A legacy microskiff website is self-described as Dedicated To The Smallest Of Skiffs, and that’s fine, since micro is a word-forming element that means small in size or extent, and skiff means small fishing boat, so by definition, microskiff means the smallest of small fishing boats.
So far so good, but that website frequently reviews skiffs that are 22 ft long, and even bigger ones, which raises the question is a 22 ft skiff really small?
Arguably, word definitions and product classifications should be accurate in order to be descriptive and thus useful, and boats this size are not small, considering the fact that many anglers fish out of boats that are less than half this length. Indeed, some very small two-person boats for fishing flat water are just 10 ft long, and they are real fishing boats for flat water, not motorized kayaks, canoes, or paddle boards that have somehow found their way into the microskiff class.
Additionally, most skiffs are smaller than 22 ft, typically in the 16′ to 18′ range, if we are to judge by the content of most articles entitled “Best Fishing Skiffs of The Year”, “Fishing Skiffs Review” etc.

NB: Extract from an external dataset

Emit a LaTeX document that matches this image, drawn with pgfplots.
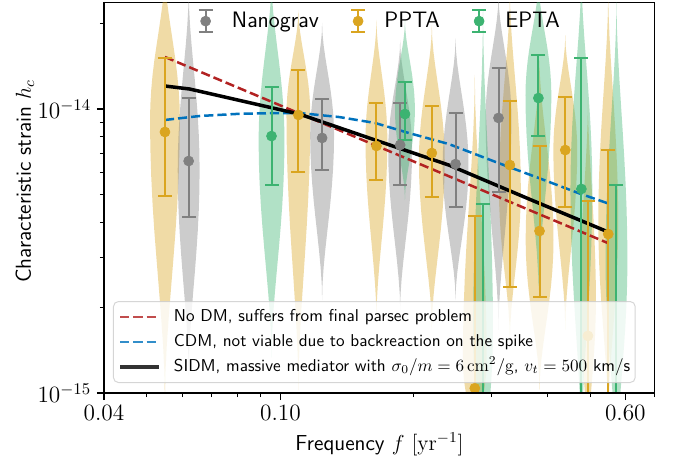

Going back to the question is a 22 ft long fishing boat a microskiff, it seems like it would be both more sensible, professional and fair to classify boats of such size as skiffs. Yes, a good-size fishing skiff is a description that best fits a 22 ft long skiff, while classifying it as a microskiff is inaccurate and potentially confusing, and the same is true about other skiffs that are 20 ft long, or in this range.
If most people, amateur and professional, think and talk about boats that are 16 ft long as skiffs and not as microskiffs, then arguably they are skiffs, and not microskiffs, and the term microskiff should be applied more carefully and restrictively, to skiffs that are indeed the smallest in this boat category, namely smaller than 16 ft, in an effort to avoid classifications that are non-descriptive and therefore unproductive.
This 16 ft figure is somehow arbitrary, of course, and the smaller number we choose the more accurate our microskiff classification would be, but we must not restrict the microskiff class of boats to a number of boats and boat models that’s too small, because that too would be counterproductive.
In sum, we think that skiffs that are 16 ft or longer are just that, namely skiffs, and not microskiffs, and for a skiff to be included in the category of The Smallest Of Skiffs, namely microskiffs, it should in fact be small, and not of medium size, or large size, because words matter.